Leave out the pictures; transcribe all else exactly.

■ Provided material:
start

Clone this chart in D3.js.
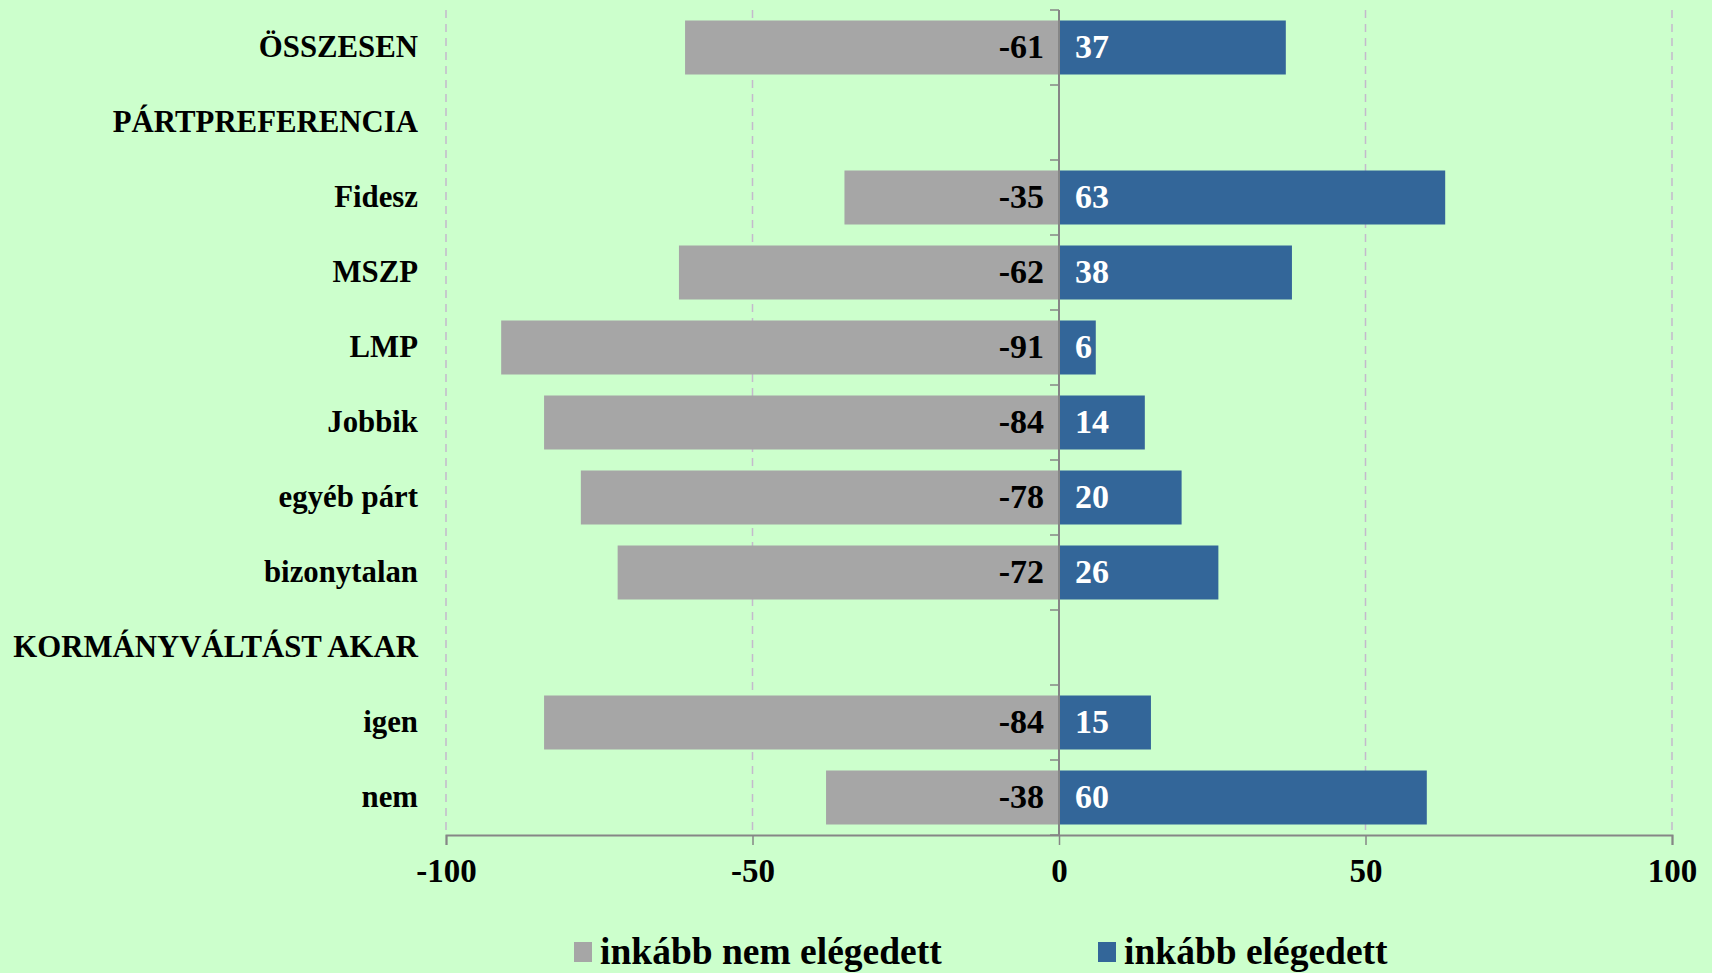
<!DOCTYPE html>
<html>
<head>
<meta charset="utf-8">
<script src="https://cdn.jsdelivr.net/npm/d3@7"></script>
<style>
  html, body { margin: 0; padding: 0; background: #ccffcc; }
  svg { display: block; font-family: "Liberation Serif", "Times New Roman", serif; font-weight: bold; }
</style>
</head>
<body>
<div id="viz"></div>
<script>
const w = 1712;
const h = 973;

const categories = ['ÖSSZESEN', 'PÁRTPREFERENCIA', 'Fidesz', 'MSZP', 'LMP', 'Jobbik',
    'egyéb párt', 'bizonytalan', 'KORMÁNYVÁLTÁST AKAR', 'igen', 'nem'];
const notSatisfied = [-61, null, -35, -62, -91, -84, -78, -72, null, -84, -38];
const satisfied = [37, null, 63, 38, 6, 14, 20, 26, null, 15, 60];
const xTicks = [-100, -50, 0, 50, 100];
const seriesNames = ['inkább nem elégedett', 'inkább elégedett'];
const colors = ['#a6a6a6', '#336699'];

const margin = {top: 10, left: 446, right: 40, bottom: 138};

const svg = d3.select('#viz').append('svg')
    .attr('width', w)
    .attr('height', h)

svg.append('rect')
    .attr('width', w)
    .attr('height', h)
    .attr('fill', '#ccffcc')

let x = d3.scaleLinear()
    .domain([-100, 100])
    .range([446, 1672])

let y = d3.scaleBand()
    .domain(categories)
    .range([margin.top, h - margin.bottom])
    .paddingInner(0.28)
    .paddingOuter(0.14)

let bottomY = h - margin.bottom;

// dashed gridlines
svg.append('g')
    .selectAll('line')
    .data(xTicks.filter(d => d !== 0))
    .join('line')
    .attr('x1', d => x(d))
    .attr('x2', d => x(d))
    .attr('y1', margin.top)
    .attr('y2', bottomY)
    .attr('stroke', '#c4b9cc')
    .attr('stroke-width', 1.5)
    .attr('stroke-dasharray', '8,6')

// bars
let rows = categories.map((c, i) => ({c, neg: notSatisfied[i], pos: satisfied[i]}))
    .filter(d => d.neg !== null)

svg.append('g')
    .selectAll('rect')
    .data(rows)
    .join('rect')
    .attr('x', d => x(d.neg))
    .attr('y', d => y(d.c))
    .attr('width', d => x(0) - x(d.neg))
    .attr('height', y.bandwidth())
    .attr('fill', colors[0])

svg.append('g')
    .selectAll('rect')
    .data(rows)
    .join('rect')
    .attr('x', x(0))
    .attr('y', d => y(d.c))
    .attr('width', d => x(d.pos) - x(0))
    .attr('height', y.bandwidth())
    .attr('fill', colors[1])

// value labels
svg.append('g')
    .selectAll('text')
    .data(rows)
    .join('text')
    .attr('x', x(0) - 15)
    .attr('y', d => y(d.c) + y.bandwidth() / 2)
    .attr('dy', '0.32em')
    .attr('text-anchor', 'end')
    .attr('font-size', 34)
    .attr('fill', '#000')
    .text(d => d.neg)

svg.append('g')
    .selectAll('text')
    .data(rows)
    .join('text')
    .attr('x', x(0) + 16)
    .attr('y', d => y(d.c) + y.bandwidth() / 2)
    .attr('dy', '0.32em')
    .attr('font-size', 34)
    .attr('fill', '#fff')
    .text(d => d.pos)

// x axis
let xAxis = svg.append('g')
    .attr('transform', `translate(0,${bottomY})`)
    .call(d3.axisBottom(x).tickValues(xTicks).tickFormat(d => String(d)).tickSize(10).tickPadding(14))

xAxis.select('.domain').attr('stroke', '#868686').attr('stroke-width', 2)
xAxis.selectAll('.tick line').attr('stroke', '#868686').attr('stroke-width', 1.5)
xAxis.selectAll('.tick text')
    .attr('font-size', 33)
    .attr('font-family', '"Liberation Serif", serif')
    .attr('font-weight', 'bold')
    .attr('fill', '#000')

// vertical zero axis with category ticks
let yAxis = svg.append('g')
    .attr('transform', `translate(${x(0)},0)`)

yAxis.append('line')
    .attr('y1', margin.top)
    .attr('y2', bottomY)
    .attr('stroke', '#868686')
    .attr('stroke-width', 2)

let step = y.step();
yAxis.selectAll('line.tk')
    .data(d3.range(categories.length + 1))
    .join('line')
    .attr('class', 'tk')
    .attr('x1', -9)
    .attr('x2', 0)
    .attr('y1', i => margin.top + i * step)
    .attr('y2', i => margin.top + i * step)
    .attr('stroke', '#868686')
    .attr('stroke-width', 1.5)

// category labels
svg.append('g')
    .selectAll('text')
    .data(categories)
    .join('text')
    .attr('x', 418)
    .attr('y', d => y(d) + y.bandwidth() / 2)
    .attr('dy', '0.3em')
    .attr('text-anchor', 'end')
    .attr('font-size', 30.8)
    .attr('fill', '#000')
    .text(d => d)

// legend
let legendX = [574, 1098];
let legend = svg.append('g')
    .selectAll('g')
    .data(seriesNames)
    .join('g')
    .attr('transform', (d, i) => `translate(${legendX[i]},952)`)

legend.append('rect')
    .attr('x', 0)
    .attr('y', -10)
    .attr('width', 18)
    .attr('height', 20)
    .attr('fill', (d, i) => colors[i])

legend.append('text')
    .attr('x', 26)
    .attr('dy', '0.33em')
    .attr('font-size', 37.5)
    .attr('fill', '#000')
    .text(d => d)
</script>
</body>
</html>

end

■ Answer below:
Clone this chart in D3.js.
<!DOCTYPE html>
<html>
<head>
<meta charset="utf-8">
<script src="https://cdn.jsdelivr.net/npm/d3@7"></script>
<style>
  html, body { margin: 0; padding: 0; background: #ccffcc; }
  svg { display: block; font-family: "Liberation Serif", "Times New Roman", serif; font-weight: bold; }
</style>
</head>
<body>
<div id="viz"></div>
<script>
const w = 1712;
const h = 973;

const categories = ['ÖSSZESEN', 'PÁRTPREFERENCIA', 'Fidesz', 'MSZP', 'LMP', 'Jobbik',
    'egyéb párt', 'bizonytalan', 'KORMÁNYVÁLTÁST AKAR', 'igen', 'nem'];
const notSatisfied = [-61, null, -35, -62, -91, -84, -78, -72, null, -84, -38];
const satisfied = [37, null, 63, 38, 6, 14, 20, 26, null, 15, 60];
const xTicks = [-100, -50, 0, 50, 100];
const seriesNames = ['inkább nem elégedett', 'inkább elégedett'];
const colors = ['#a6a6a6', '#336699'];

const margin = {top: 10, left: 446, right: 40, bottom: 138};

const svg = d3.select('#viz').append('svg')
    .attr('width', w)
    .attr('height', h)

svg.append('rect')
    .attr('width', w)
    .attr('height', h)
    .attr('fill', '#ccffcc')

let x = d3.scaleLinear()
    .domain([-100, 100])
    .range([446, 1672])

let y = d3.scaleBand()
    .domain(categories)
    .range([margin.top, h - margin.bottom])
    .paddingInner(0.28)
    .paddingOuter(0.14)

let bottomY = h - margin.bottom;

// dashed gridlines
svg.append('g')
    .selectAll('line')
    .data(xTicks.filter(d => d !== 0))
    .join('line')
    .attr('x1', d => x(d))
    .attr('x2', d => x(d))
    .attr('y1', margin.top)
    .attr('y2', bottomY)
    .attr('stroke', '#c4b9cc')
    .attr('stroke-width', 1.5)
    .attr('stroke-dasharray', '8,6')

// bars
let rows = categories.map((c, i) => ({c, neg: notSatisfied[i], pos: satisfied[i]}))
    .filter(d => d.neg !== null)

svg.append('g')
    .selectAll('rect')
    .data(rows)
    .join('rect')
    .attr('x', d => x(d.neg))
    .attr('y', d => y(d.c))
    .attr('width', d => x(0) - x(d.neg))
    .attr('height', y.bandwidth())
    .attr('fill', colors[0])

svg.append('g')
    .selectAll('rect')
    .data(rows)
    .join('rect')
    .attr('x', x(0))
    .attr('y', d => y(d.c))
    .attr('width', d => x(d.pos) - x(0))
    .attr('height', y.bandwidth())
    .attr('fill', colors[1])

// value labels
svg.append('g')
    .selectAll('text')
    .data(rows)
    .join('text')
    .attr('x', x(0) - 15)
    .attr('y', d => y(d.c) + y.bandwidth() / 2)
    .attr('dy', '0.32em')
    .attr('text-anchor', 'end')
    .attr('font-size', 34)
    .attr('fill', '#000')
    .text(d => d.neg)

svg.append('g')
    .selectAll('text')
    .data(rows)
    .join('text')
    .attr('x', x(0) + 16)
    .attr('y', d => y(d.c) + y.bandwidth() / 2)
    .attr('dy', '0.32em')
    .attr('font-size', 34)
    .attr('fill', '#fff')
    .text(d => d.pos)

// x axis
let xAxis = svg.append('g')
    .attr('transform', `translate(0,${bottomY})`)
    .call(d3.axisBottom(x).tickValues(xTicks).tickFormat(d => String(d)).tickSize(10).tickPadding(14))

xAxis.select('.domain').attr('stroke', '#868686').attr('stroke-width', 2)
xAxis.selectAll('.tick line').attr('stroke', '#868686').attr('stroke-width', 1.5)
xAxis.selectAll('.tick text')
    .attr('font-size', 33)
    .attr('font-family', '"Liberation Serif", serif')
    .attr('font-weight', 'bold')
    .attr('fill', '#000')

// vertical zero axis with category ticks
let yAxis = svg.append('g')
    .attr('transform', `translate(${x(0)},0)`)

yAxis.append('line')
    .attr('y1', margin.top)
    .attr('y2', bottomY)
    .attr('stroke', '#868686')
    .attr('stroke-width', 2)

let step = y.step();
yAxis.selectAll('line.tk')
    .data(d3.range(categories.length + 1))
    .join('line')
    .attr('class', 'tk')
    .attr('x1', -9)
    .attr('x2', 0)
    .attr('y1', i => margin.top + i * step)
    .attr('y2', i => margin.top + i * step)
    .attr('stroke', '#868686')
    .attr('stroke-width', 1.5)

// category labels
svg.append('g')
    .selectAll('text')
    .data(categories)
    .join('text')
    .attr('x', 418)
    .attr('y', d => y(d) + y.bandwidth() / 2)
    .attr('dy', '0.3em')
    .attr('text-anchor', 'end')
    .attr('font-size', 30.8)
    .attr('fill', '#000')
    .text(d => d)

// legend
let legendX = [574, 1098];
let legend = svg.append('g')
    .selectAll('g')
    .data(seriesNames)
    .join('g')
    .attr('transform', (d, i) => `translate(${legendX[i]},952)`)

legend.append('rect')
    .attr('x', 0)
    .attr('y', -10)
    .attr('width', 18)
    .attr('height', 20)
    .attr('fill', (d, i) => colors[i])

legend.append('text')
    .attr('x', 26)
    .attr('dy', '0.33em')
    .attr('font-size', 37.5)
    .attr('fill', '#000')
    .text(d => d)
</script>
</body>
</html>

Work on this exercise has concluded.